Usai menerima pesangon, mereka mengeksekusi rencana. Tapi apa daya, rencana mereka tidak sesuai harapannya. Pesanan ojek daring Yono sepi karena masa pandemi. Toko daring Erna kalah bersaing dengan distributor besar. Akibatnya pesangon mereka semakin menipis.
“Sepertinya Mama harus menitipkan Tofa di kampung agar kita bisa bertahan hidup.” Saran Yono kepada Erna.
“Apa tidak ada jalan lain, Pa?”
“Aku rasa semua jalan sudah aku jalani. Aku sudah bekerja di bengkel Pak To, malamnya jadi ojol.
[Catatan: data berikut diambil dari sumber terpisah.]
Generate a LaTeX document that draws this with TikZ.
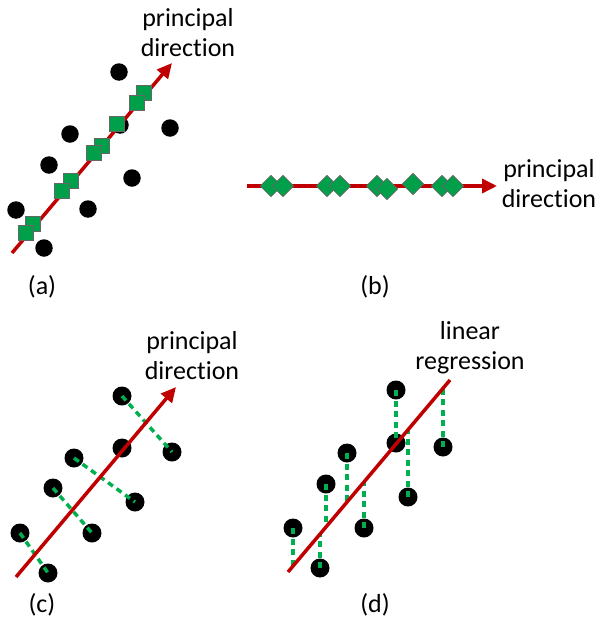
\documentclass[tikz,border=0pt]{standalone}
\usepackage{fontspec}
\setmainfont{Carlito}[Ligatures=NoCommon]
\usetikzlibrary{arrows.meta}
\definecolor{pcred}{RGB}{192,0,0}
\definecolor{ptgreen}{RGB}{0,160,75}
\definecolor{dashgreen}{RGB}{0,176,80}

\begin{document}
\begin{tikzpicture}[x=1pt,y=-1pt,
  dot/.style={circle,fill=black,inner sep=0pt,minimum size=17.5pt},
  bigdot/.style={dot,minimum size=19pt},
  sq/.style={rectangle,fill=ptgreen,draw=black!60,line width=0.7pt,inner sep=0pt,minimum size=15pt},
  dia/.style={sq,rotate=45},
  axis/.style={pcred,line width=3.5pt},
  tip/.style={-{Triangle[length=15pt,width=14pt]}},
  proj/.style={dashgreen,line width=3.5pt,dash pattern=on 6pt off 4.5pt},
  lbl/.style={font=\fontsize{26}{30}\selectfont,align=center}]
\useasboundingbox (0,0) rectangle (599,632);

% (a) points and their projections
\node[dot] (a1) at (119,72) {};
\node[dot] (a2) at (170,128) {};
\node[dot] (a3) at (120,125) {};
\node[dot] (a4) at (70,134) {};
\node[dot] (a5) at (49,165) {};
\node[dot] (a6) at (132,178) {};
\node[dot] (a7) at (16,210) {};
\node[dot] (a8) at (88,209) {};
\node[dot] (a9) at (44,248) {};
\coordinate (as) at (12,253);
\coordinate (ae) at (172,63);
\draw[axis,tip] (as)--(ae);
\node[sq] (q1) at (144,93) {};
\node[sq] (q2) at (137,103) {};
\node[sq] (q3) at (117,124) {};
\node[sq] (q4) at (102,146) {};
\node[sq] (q5) at (94,153) {};
\node[sq] (q6) at (71,181) {};
\node[sq] (q7) at (62,191) {};
\node[sq] (q8) at (33,224) {};
\node[sq] (q9) at (26,233) {};
\node[lbl] (pa) at (188,33) {principal\\direction};
\node[lbl] (la) at (42,287) {(a)};

% (b) projected points on the axis
\coordinate (bs) at (247,186);
\coordinate (be) at (497,186);
\draw[axis,tip] (bs)--(be);
\node[dia] (b1) at (271,186) {};
\node[dia] (b2) at (283,186) {};
\node[dia] (b3) at (327,186) {};
\node[dia] (b4) at (340,186) {};
\node[dia] (b5) at (377,186) {};
\node[dia] (b6) at (387,189) {};
\node[dia] (b7) at (413,184) {};
\node[dia] (b8) at (442,186) {};
\node[dia] (b9) at (453,186) {};
\node[lbl] (pb) at (549,184) {principal\\direction};
\node[lbl] (lb) at (375,287) {(b)};

% (c) orthogonal distances
\node[bigdot] (c1) at (122,396) {};
\node[bigdot] (c2) at (172,452) {};
\node[bigdot] (c3) at (122,448) {};
\node[bigdot] (c4) at (74,458) {};
\node[bigdot] (c5) at (135,502) {};
\node[bigdot] (c6) at (53,488) {};
\node[bigdot] (c7) at (92,533) {};
\node[bigdot] (c8) at (20,533) {};
\node[bigdot] (c9) at (48,573) {};
\draw[proj] (c1.center)--(c2.center);
\draw[proj] (c4.center)--(c5.center);
\draw[proj] (c6.center)--(c7.center);
\draw[proj] (c8.center)--(c9.center);
\coordinate (cs) at (16,577);
\coordinate (ce) at (176,387);
\draw[axis,tip] (cs)--(ce);
\node[lbl] (pc) at (192,356) {principal\\direction};
\node[lbl] (lc) at (42,605) {(c)};

% (d) vertical distances
\node[bigdot] (d1) at (396,390) {};
\node[bigdot] (d2) at (443,447) {};
\node[bigdot] (d3) at (396,443) {};
\node[bigdot] (d4) at (347,453) {};
\node[bigdot] (d5) at (326,484) {};
\node[bigdot] (d6) at (408,497) {};
\node[bigdot] (d7) at (364,528) {};
\node[bigdot] (d8) at (293,528) {};
\node[bigdot] (d9) at (320,568) {};
\coordinate (f1) at (396,444);
\coordinate (f2) at (443,388);
\coordinate (f4) at (347,502);
\coordinate (f5) at (326,527);
\coordinate (f6) at (408,430);
\coordinate (f7) at (364,482);
\coordinate (f8) at (293,566);
\coordinate (f9) at (320,534);
\draw[proj] (d1.center)--(f1);
\draw[proj] (d2.center)--(f2);
\draw[proj] (d4.center)--(f4);
\draw[proj] (d5.center)--(f5);
\draw[proj] (d6.center)--(f6);
\draw[proj] (d7.center)--(f7);
\draw[proj] (d8.center)--(f8);
\draw[proj] (d9.center)--(f9);
\coordinate (ds) at (288,572);
\coordinate (de) at (450,380);
\draw[axis] (ds)--(de);
\node[lbl] (pd) at (470,348) {linear\\regression};
\node[lbl] (ld) at (375,605) {(d)};
\end{tikzpicture}
\end{document}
Mama juga bekerja sambilan sebagai ART. Tetapi setelah kuhitung-hitung masih besar pasak daripada tiang. Coba titipkan Tofa di rumah ibu Mama di kampung. Dengan begitu, kita bisa leluasa bekerja lembur atau serabutan tanpa kepikiran kondisi Tofa di rumah.”
“Tapi, Pa…”
“Mama harus melakukan sekarang, nanti jika mendekati lebaran dilarang pulang kampung. Uang kita sudah tidak cukup untuk memenuhi bulan ini jika kita masih seperti ini.”
Dengan perasaan terpaksa, Erna menuruti saran suaminya. Ia menyadari, menitipkan Tofa yang berusia sepuluh tahun kepada ibunya adalah pilihan terbaik kali ini.
Sebelum azan subuh, Erna dan Tofa berangkat ke Terminal Bungurasih. Erna berniat menitipkan Tofa kepada Solik, neneknya, yang berada di Sumbermiri, Lengkong.